The title is confusing, right? It reads like Captain America is the Winter Soldier. But he isn’t. The Winter Soldier is some guy with grunge hair and something like one of those masks they put on digs who bite people. A nasty piece of work, he’s a killing machine: insistent, determined, affectless, walking doom. Anton Chigurh with a super-powerful metal arm. I don’t think he blinks. He and Captain America face off several times in Captain America: The Winter Soldier, which obviously should have been called Captain America Versus The Winter Soldier. Anyway, it’s long. 136 minutes long.
It’s also, for at least half of the movie, action-packed and fairly engaging. Not unlike Captain Phillips, Captain America takes on pirates. Samuel L. Jackson tells a story about his elevator operator grandfather that I quite liked. Scarlett Johansson jumps around and kills people while wearing really tight pants. There are deftly staged chase scenes with many crashes and explosions. Then we get to this turning point that’s entirely dependent on a dopey conspiracy theory that suggests the evil Hydra organization is somehow behind every act of malfeasance over the last 60 years, and are days away from launching an evil scheme to kill millions of hapless citizens for nothing other than the possibility of their future crimes. A Minority Report kind of thing, but on an apocalyptic scale. Big themes: free will versus pre-determination, the perils of a world in which algorhythms are taken as the word of God, and so on. But even within the comic-myth-logic of the movie, things start getting way too silly and excessive.
In the previous instalment we learned how Steve Rogers became Captain America during World War II. He got injected with a special serum that made him really muscular and sped up his metabolism—this is before those sports doping scandals—and kicked Nazi ass. Then he got frozen and woke up in 2011, but they really don’t explore the Rip Van Winkle thing anywhere near enough. Captain America’s the opposite of Batman in that he’s very earnest and un-cynical, but like Batman he’s more souped-up-man than superman.
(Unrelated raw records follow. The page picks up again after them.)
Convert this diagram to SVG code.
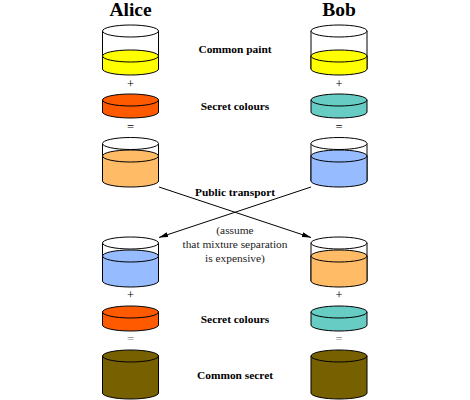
<svg xmlns="http://www.w3.org/2000/svg" width="470" height="400" viewBox="0 0 470 400">
<style>
text{font-family:"Liberation Serif","Times New Roman",serif;text-anchor:middle;fill:#000}
.h{font-size:19.500px;font-weight:bold}
.b{font-size:11.400px;font-weight:bold}
.n{font-size:11.400px;fill:#222}
.o{font-size:12.500px}
.g{fill:#888}
.c path,.c ellipse{stroke:#000;stroke-width:1}
.w{fill:#fff}
.y{fill:#ffff00}
.r{fill:#ff5a00}
.t{fill:#66ccc4}
.l{fill:#ffbb66}
.u{fill:#96bbff}
.d{fill:#776000}
#connectors line{stroke:#000;stroke-width:1;marker-end:url(#a)}
</style>
<defs>
<marker id="a" markerWidth="10" markerHeight="6" refX="9" refY="2.500" orient="auto" markerUnits="userSpaceOnUse"><path d="M0 0L9 2.500L0 5z" fill="#000"/></marker>
</defs>
<text class="h" x="130.500" y="16">Alice</text>
<text class="h" x="339" y="16">Bob</text>
<text class="b" x="235" y="53">Common paint</text>
<text class="b" x="235" y="109.500">Secret colours</text>
<text class="b" x="235" y="196">Public transport</text>
<text class="n" x="235" y="234">(assume</text>
<text class="n" x="235" y="248">that mixture separation</text>
<text class="n" x="235" y="262">is expensive)</text>
<text class="b" x="235" y="322.500">Secret colours</text>
<text class="b" x="235" y="378.500">Common secret</text>
<text class="o" x="130.500" y="88">+</text><text class="o" x="339" y="88">+</text>
<text class="o" x="130.500" y="130.500">=</text><text class="o" x="339" y="130.500">=</text>
<text class="o" x="130.500" y="299">+</text><text class="o" x="339" y="299">+</text>
<text class="o g" x="130.500" y="343">=</text><text class="o g" x="339" y="343">=</text>
<g id="connectors">
<line x1="159" y1="187" x2="311" y2="237.500"/>
<line x1="311" y1="187" x2="159" y2="237.500"/>
</g>
<g id="alice-paint" class="c"><path class="w" d="M102.500 31V69H158.500V31"/><path class="y" d="M102.500 56V69A28 6 0 0 0 158.500 69V56z"/><ellipse class="w" cx="130.500" cy="31" rx="28" ry="6"/><ellipse class="y" cx="130.500" cy="56" rx="28" ry="6"/></g>
<g id="bob-paint" class="c"><path class="w" d="M311 31V69H367V31"/><path class="y" d="M311 56V69A28 6 0 0 0 367 69V56z"/><ellipse class="w" cx="339" cy="31" rx="28" ry="6"/><ellipse class="y" cx="339" cy="56" rx="28" ry="6"/></g>
<g id="alice-secret" class="c"><path class="r" d="M102.500 100V112A28 6 0 0 0 158.500 112V100z"/><ellipse class="r" cx="130.500" cy="100" rx="28" ry="6"/></g>
<g id="bob-secret" class="c"><path class="t" d="M311 100V112A28 6 0 0 0 367 112V100z"/><ellipse class="t" cx="339" cy="100" rx="28" ry="6"/></g>
<g id="alice-mix" class="c"><path class="w" d="M102.500 143.500V181H158.500V143.500"/><path class="l" d="M102.500 156V181A28 6 0 0 0 158.500 181V156z"/><ellipse class="w" cx="130.500" cy="143.500" rx="28" ry="6"/><ellipse class="l" cx="130.500" cy="156" rx="28" ry="6"/></g>
<g id="bob-mix" class="c"><path class="w" d="M311 143.500V181H367V143.500"/><path class="u" d="M311 156V181A28 6 0 0 0 367 181V156z"/><ellipse class="w" cx="339" cy="143.500" rx="28" ry="6"/><ellipse class="u" cx="339" cy="156" rx="28" ry="6"/></g>
<g id="alice-received" class="c"><path class="w" d="M102.500 243V281H158.500V243"/><path class="u" d="M102.500 256V281A28 6 0 0 0 158.500 281V256z"/><ellipse class="w" cx="130.500" cy="243" rx="28" ry="6"/><ellipse class="u" cx="130.500" cy="256" rx="28" ry="6"/></g>
<g id="bob-received" class="c"><path class="w" d="M311 243V281H367V243"/><path class="l" d="M311 256V281A28 6 0 0 0 367 281V256z"/><ellipse class="w" cx="339" cy="243" rx="28" ry="6"/><ellipse class="l" cx="339" cy="256" rx="28" ry="6"/></g>
<g id="alice-secret-2" class="c"><path class="r" d="M102.500 312V325A28 6 0 0 0 158.500 325V312z"/><ellipse class="r" cx="130.500" cy="312" rx="28" ry="6"/></g>
<g id="bob-secret-2" class="c"><path class="t" d="M311 312V325A28 6 0 0 0 367 325V312z"/><ellipse class="t" cx="339" cy="312" rx="28" ry="6"/></g>
<g id="alice-common" class="c"><path class="d" d="M102.500 356V393A28 6 0 0 0 158.500 393V356z"/><ellipse class="d" cx="130.500" cy="356" rx="28" ry="6"/></g>
<g id="bob-common" class="c"><path class="d" d="M311 356V393A28 6 0 0 0 367 393V356z"/><ellipse class="d" cx="339" cy="356" rx="28" ry="6"/></g>
</svg>
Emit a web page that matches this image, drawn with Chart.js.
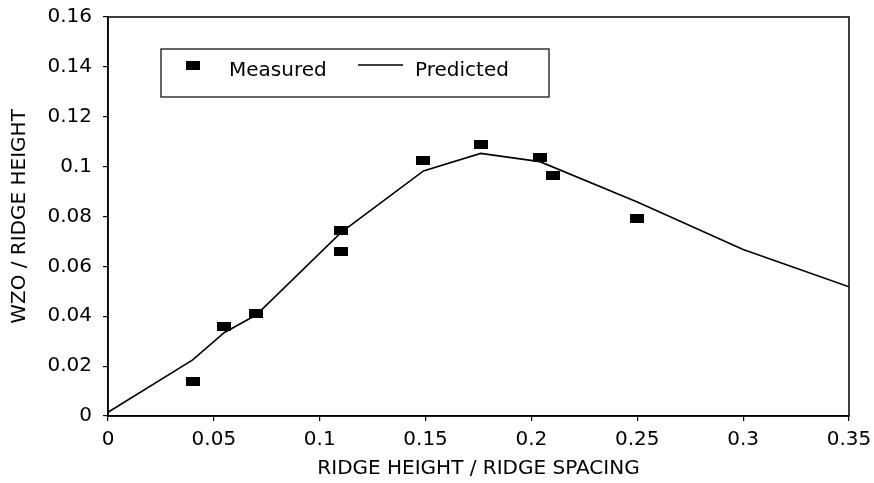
<!DOCTYPE html>
<html>
<head>
<meta charset="utf-8">
<script src="https://cdn.jsdelivr.net/npm/chart.js@4/dist/chart.umd.min.js"></script>
<style>
  html, body { margin: 0; padding: 0; background: #fff; }
  #wrap { width: 874px; height: 483px; }
</style>
</head>
<body>
<div id="wrap"><canvas id="chart" width="874" height="483"></canvas></div>
<script>
// ---- data ----
const measuredX = [0.04, 0.055, 0.07, 0.11, 0.11, 0.149, 0.176, 0.204, 0.21, 0.25];
const measuredY = [0.014, 0.036, 0.041, 0.0742, 0.0658, 0.1024, 0.109, 0.1036, 0.0965, 0.079];

const predictedX = [0, 0.04, 0.055, 0.07, 0.11, 0.149, 0.176, 0.204, 0.25, 0.3, 0.35];
const predictedY = [0.0015, 0.0225, 0.0335, 0.0405, 0.0735, 0.0983, 0.1053, 0.102, 0.0858, 0.0668, 0.0518];

const xTicks = [0, 0.05, 0.1, 0.15, 0.2, 0.25, 0.3, 0.35];
const xTickLabels = ['0', '0.05', '0.1', '0.15', '0.2', '0.25', '0.3', '0.35'];
const yTicks = [0, 0.02, 0.04, 0.06, 0.08, 0.1, 0.12, 0.14, 0.16];
const yTickLabels = ['0', '0.02', '0.04', '0.06', '0.08', '0.1', '0.12', '0.14', '0.16'];

const FONT = 'DejaVu Sans';

// wide black block used as the "Measured" marker
const marker = document.createElement('canvas');
marker.width = 14;
marker.height = 9;
const mctx = marker.getContext('2d');
mctx.fillStyle = '#000';
mctx.fillRect(0, 0, 14, 9);

// frame round the plot area + legend box drawn inside it
const frameAndLegend = {
  id: 'frameAndLegend',
  afterDraw(chart) {
    const { ctx, chartArea: a } = chart;
    ctx.save();
    ctx.strokeStyle = '#000';
    ctx.lineWidth = 1.5;
    ctx.strokeRect(a.left, a.top, a.right - a.left, a.bottom - a.top);

    const bx = a.left + 53, by = a.top + 32, bw = 388, bh = 48;
    ctx.lineWidth = 1.2;
    ctx.strokeRect(bx, by, bw, bh);

    const ds = chart.data.datasets;
    ctx.font = '20px "' + FONT + '"';
    ctx.fillStyle = '#000';
    ctx.textBaseline = 'middle';
    ctx.textAlign = 'left';
    ctx.drawImage(marker, bx + 25, by + 12);
    ctx.fillText(ds[0].label, bx + 68, by + 22);
    ctx.beginPath();
    ctx.lineWidth = 1.4;
    ctx.moveTo(bx + 197, by + 16);
    ctx.lineTo(bx + 242, by + 16);
    ctx.stroke();
    ctx.fillText(ds[1].label, bx + 254, by + 22);
    ctx.restore();
  }
};

new Chart(document.getElementById('chart'), {
  type: 'scatter',
  data: {
    datasets: [
      {
        label: 'Measured',
        data: measuredX.map((x, i) => ({ x, y: measuredY[i] })),
        pointStyle: marker,
        pointRadius: 7,
        showLine: false
      },
      {
        label: 'Predicted',
        data: predictedX.map((x, i) => ({ x, y: predictedY[i] })),
        showLine: true,
        borderColor: '#000',
        borderWidth: 1.6,
        pointRadius: 0,
        tension: 0
      }
    ]
  },
  options: {
    responsive: false,
    animation: false,
    layout: { padding: { top: 17, right: 25, left: 0, bottom: 0 } },
    plugins: {
      legend: { display: false },
      tooltip: { enabled: false }
    },
    scales: {
      x: {
        type: 'linear',
        min: 0,
        max: 0.35,
        afterFit: s => { s.height = 67; s.paddingLeft = 0; s.paddingRight = 0; },
        afterBuildTicks: s => { s.ticks = xTicks.map(v => ({ value: v })); },
        border: { color: '#000', width: 1.5 },
        grid: { drawOnChartArea: false, color: '#000', tickLength: 5, lineWidth: 1.2 },
        ticks: {
          color: '#000',
          padding: 7,
          maxRotation: 0,
          font: { family: FONT, size: 20 },
          callback: (v, i) => xTickLabels[i]
        },
        title: {
          display: true,
          text: 'RIDGE HEIGHT / RIDGE SPACING',
          color: '#000',
          padding: { top: 0, bottom: 2 },
          font: { family: FONT, size: 20 }
        }
      },
      y: {
        type: 'linear',
        min: 0,
        max: 0.16,
        afterFit: s => { s.width = 108; s.paddingTop = 0; s.paddingBottom = 0; },
        afterBuildTicks: s => { s.ticks = yTicks.map(v => ({ value: v })); },
        border: { color: '#000', width: 1.5 },
        grid: { drawOnChartArea: false, color: '#000', tickLength: 5, lineWidth: 1.2 },
        ticks: {
          color: '#000',
          padding: 11,
          font: { family: FONT, size: 20 },
          callback: (v, i) => yTickLabels[i]
        },
        title: {
          display: true,
          text: 'WZO / RIDGE HEIGHT',
          color: '#000',
          padding: { top: 8, bottom: 0 },
          font: { family: FONT, size: 20 }
        }
      }
    }
  },
  plugins: [frameAndLegend]
});
</script>
</body>
</html>
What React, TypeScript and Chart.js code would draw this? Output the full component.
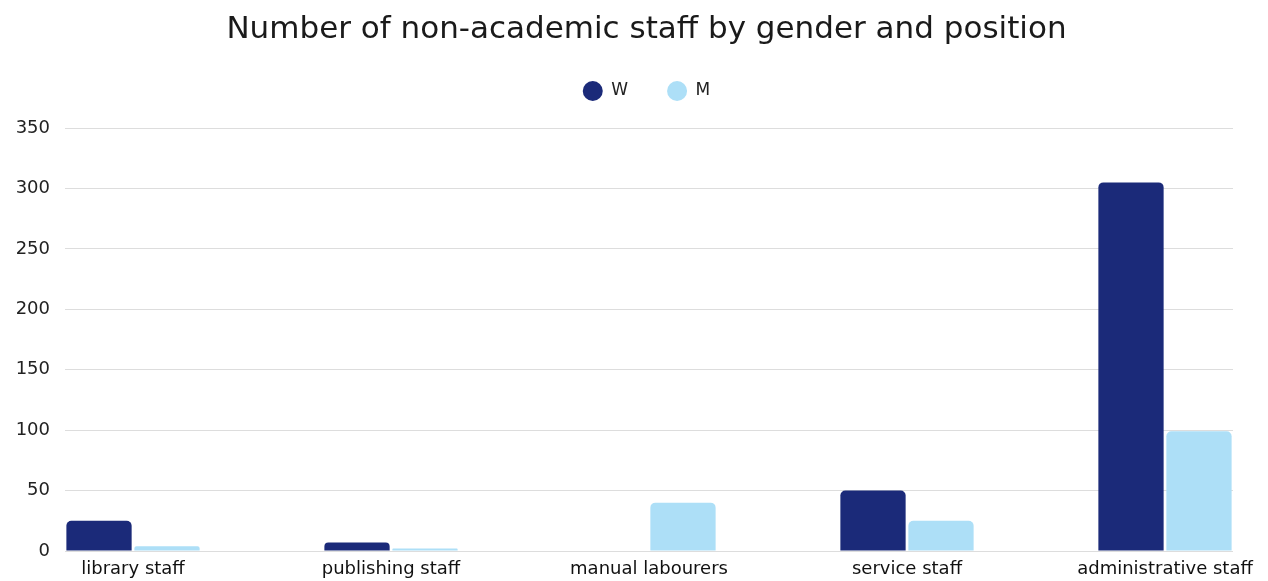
import React, { useEffect, useRef } from "react";
import { Chart, registerables } from "chart.js";

Chart.register(...registerables);

const categories = ["library staff", "publishing staff", "manual labourers", "service staff", "administrative staff"];
const women = [25, 7, 0, 50, 305];
const men = [4, 2, 40, 25, 99];
const seriesNames = ["W", "M"];
const yTicks = [0, 50, 100, 150, 200, 250, 300, 350];

const FONT = "'DejaVu Sans', sans-serif";

const headerShift = {
  id: "headerShift",
  afterInit(chart: any) {
    const legend = chart.legend;
    if (!legend) return;
    const orig = legend.fit.bind(legend);
    legend.fit = () => {
      orig();
      legend.height += 18.5;
    };
  },
  afterLayout(chart: any) {
    const dx = 30;
    for (const box of [chart.titleBlock, chart.legend]) {
      if (!box) continue;
      box.left += dx;
      box.right += dx;
    }
  },
};

export default function App() {
  const ref = useRef<HTMLCanvasElement | null>(null);

  useEffect(() => {
    document.body.style.margin = "0";
    const ctx = ref.current!.getContext("2d")!;
    const chart = new Chart(ctx, {
      type: "bar",
      data: {
        labels: categories,
        datasets: [
          {
            label: seriesNames[0],
            data: women,
            backgroundColor: "#1b2a79",
            borderRadius: 5,
            categoryPercentage: 0.527,
            barPercentage: 0.96,
          },
          {
            label: seriesNames[1],
            data: men,
            backgroundColor: "#addff7",
            borderRadius: 5,
            categoryPercentage: 0.527,
            barPercentage: 0.96,
          },
        ],
      },
      plugins: [headerShift],
      options: {
        animation: false,
        responsive: true,
        maintainAspectRatio: false,
        layout: { padding: { left: 0, right: 35, top: 0, bottom: 0 } },
        plugins: {
          title: {
            display: true,
            text: "Number of non-academic staff by gender and position",
            color: "#1a1a1a",
            font: { family: FONT, size: 31, weight: "normal", lineHeight: 1.0 },
            padding: { top: 14.5, bottom: -2 },
          },
          legend: {
            display: true,
            labels: {
              usePointStyle: true,
              pointStyle: "circle",
              pointStyleWidth: 20,
              boxHeight: 14,
              padding: 39,
              color: "#222",
              font: { family: FONT, size: 17 },
            },
          },
          tooltip: { enabled: false },
        },
        scales: {
          x: {
            grid: { display: false },
            border: { display: false },
            ticks: {
              color: "#111",
              font: { family: FONT, size: 18 },
              padding: 0,
              maxRotation: 0,
            },
            afterBuildTicks: (scale: any) => {
              const pad = 0.2636;
              scale._startValue = -pad;
              scale._valueRange = categories.length - 1 + 2 * pad;
            },
            afterFit: (scale: any) => {
              scale.height = 30;
            },
          },
          y: {
            min: 0,
            max: 350,
            afterBuildTicks: (scale: any) => {
              scale.ticks = yTicks.map((v) => ({ value: v }));
            },
            afterFit: (scale: any) => {
              scale.width = 65;
            },
            grid: { color: "#dddddd", drawTicks: false },
            border: { display: false },
            ticks: {
              color: "#222",
              font: { family: FONT, size: 18 },
              padding: 15,
            },
          },
        },
      },
    });
    return () => chart.destroy();
  }, []);

  return (
    <div style={{ width: 1268, height: 581, position: "relative" }}>
      <canvas ref={ref} />
    </div>
  );
}
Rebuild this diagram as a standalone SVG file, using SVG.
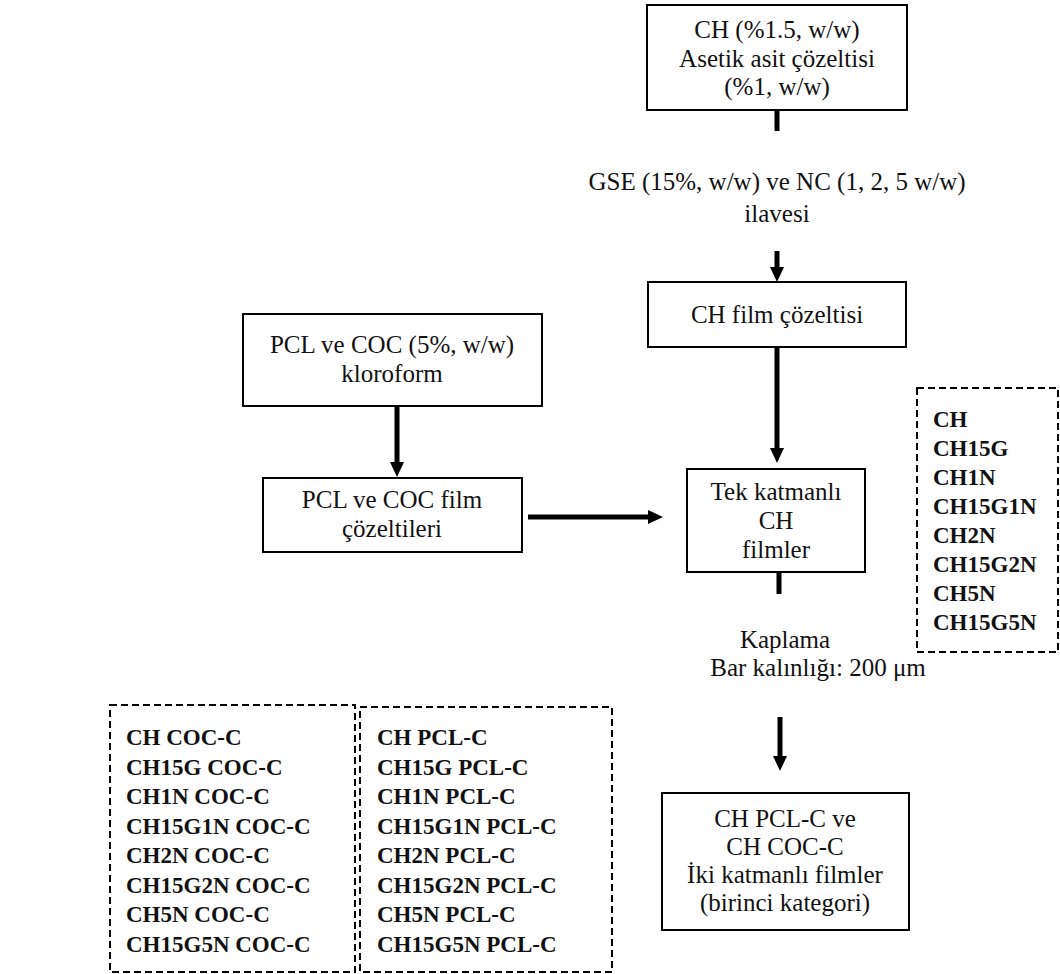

Which is what makes parts of Captain America: The Winter Solider so annoying. Captain America seems invincible, and invincible is boring. Dude leaps out of airplanes without a parachute, seriously? Winter Soldier seems invincible too. Everyone seems invincible, except Robert Redford, because—spoiler alert!—he’s an evil psycho Nazi prick. I suppose they want to “give you your money’s worth.” It gets wearisome.